Palavra do dia: embuste

A televisão portuguesa (os media em geral, mas a televisão em particular) tornou-se especialista na auto-promoção, levando-a, muitas vezes para […]

A televisão portuguesa (os media em geral, mas a televisão em particular) tornou-se especialista na auto-promoção, levando-a, muitas vezes para lá dos limites do razoável.

Sócrates é um produto televisivo, sempre foi. O que a RTP fez, ajudada pelos demais órgãos de comunicação social e embalada pelas redes sociais, foi pegar nesse produto e vender-nos o antigo Primeiro-Ministro até à exaustão, ultrapassando o que o bom senso sugeriria como suficiente. Nós comprámos. Resultou. Costumamos fazer mais ou menos o mesmo na altura das eleições.

A entrevista do renascido começou por ser um exercício de vitimização, comportamento no qual Sócrates sempre foi especialista. Usou, contudo, a auto-flagelação como mote para o contra-ataque. Fica claro que Sócrates usará o espaço mediático da estação pública, nos comentários semanais que vai protagonizar, para um ajuste de contas (com a atual situação, com a Presidência da República e até com o partido rosa) e uma resposta às críticas de que tem sido alvo desde que saiu do Governo.

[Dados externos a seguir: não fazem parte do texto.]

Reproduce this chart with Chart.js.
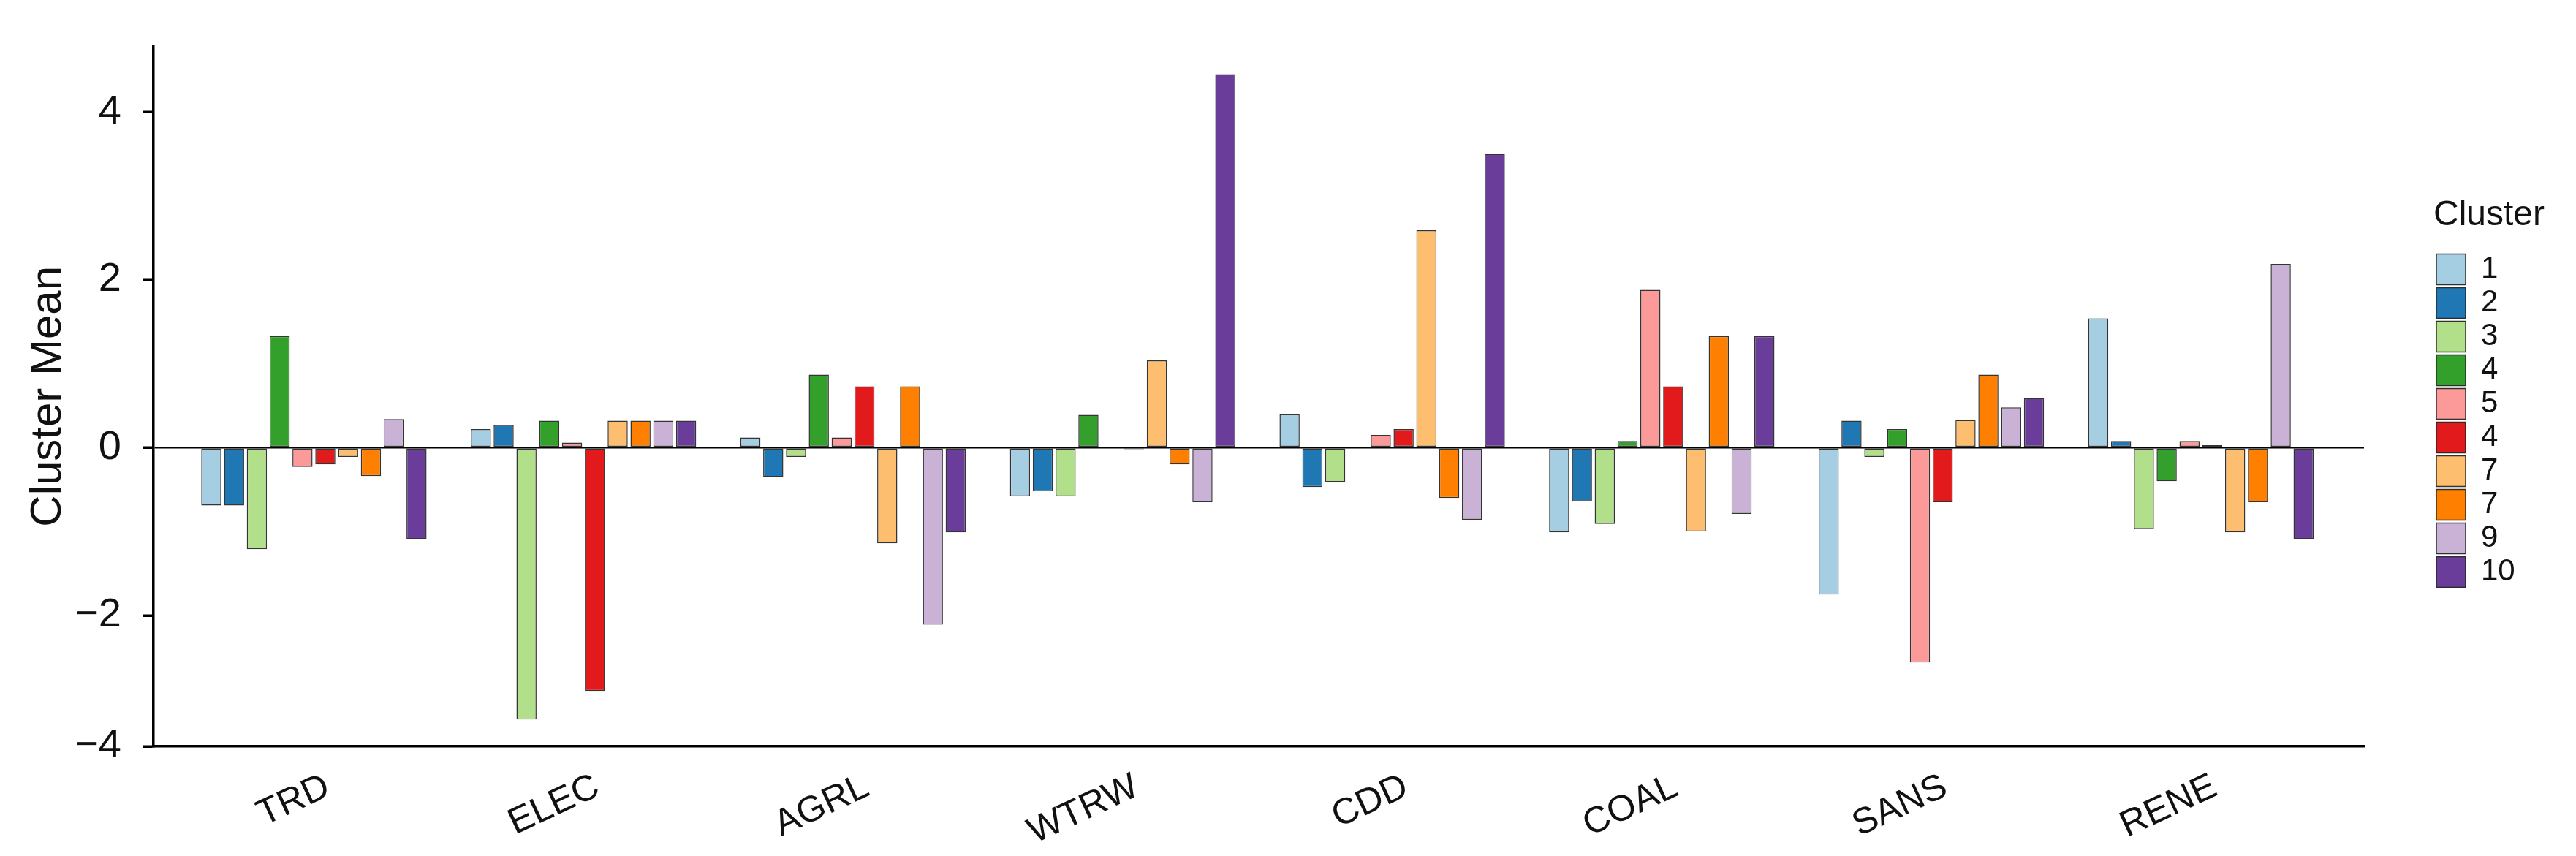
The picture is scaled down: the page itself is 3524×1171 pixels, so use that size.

Torna-se óbvio que o antigo líder político está desalinhado com a estratégia que tem sido seguida pelo Partido Socialista de António José Seguro. Por várias vezes, Sócrates referiu-se a uma “narrativa sem oposição”.

E quando questionado diretamente se estava a falar para o Rato, não conseguiu mais do que atabalhoar uma resposta de aparente compreensão da linha seguida à crítica pela não defesa do passado governativo.

Sem surpresas, o ex-Primeiro-Ministro continua a negar qualquer responsabilidade na atual situação do pais, apesar de “assumir todas as responsabilidades” da sua governação.

Numa retórica sem grandes novidades – o que prova que nos dois últimos anos, e não obstante toda a filosofia que terá estudado, José Sócrates não acrescentou nenhuma humildade (ou bom senso) ao seu pensamento – chutou para a frente, repetiu que fez tudo o que podia ser feito e que a conjuntura internacional esteve na origem da atual situação nacional.

Ficamos a saber que, uma troika depois, não houve uma gestão eleitoralista das contas públicas (engenheiro dixit) quando, em 2009, o mundo (a tal crise internacional contra a qual a economia portuguesa estava blindada) dava sinais evidentes de colapso financeiro e, obviamente, económico.

A partir de agora, concorde-se ou não, ache-se ou não uma desfaçatez, a maioria e Passos Coelho, em particular, mas também Cavaco Silva, têm a oposição que faltou durante a primeira metade do mandato. Para o moderado (para não dizer frouxo) PS de Seguro – talvez mais até do que para a coligação – esta é a pior das notícias.

José Sócrates é, em muitos anos, o político que, de longe, melhor domina o poder da comunicação. Tem uma capacidade discursiva rara e, com aquele ar grave (e um olhar de “ai, ai, ai, só dizes asneiras”) que usa para dizer tudo, seja “o Presidente da República não tem nenhuma autoridade moral para falar de lealdade institucional” ou “eu gosto de mangas no Verão”, dá a volta a qualquer dupla de entrevistadores (a quem faltou em capacidade de desconstruir o pensamento do entrevistado o que sobrou em vontade de protagonismo).

A entrevista teve mais de uma hora. Poderia ter tido cinco minutos: embuste; negação; embuste; Cavaco, o patife; embuste; crise internacional; embuste. Não é qualquer um que consegue enrolar dois jornalistas ao longo de 90 minutos, sem se comprometer uma única vez.

É para mim evidente que Sócrates vai voltar à primeira linha da política nacional (voltou já?). Tem uma agenda política que não quis revelar (e que não passa necessariamente por Belém, que lhe deve parecer um bocejo), mas que é confirmada pelo vigor com que a nega.

Bem-vindos ao circo. Vai ser ainda mais divertido a partir de agora.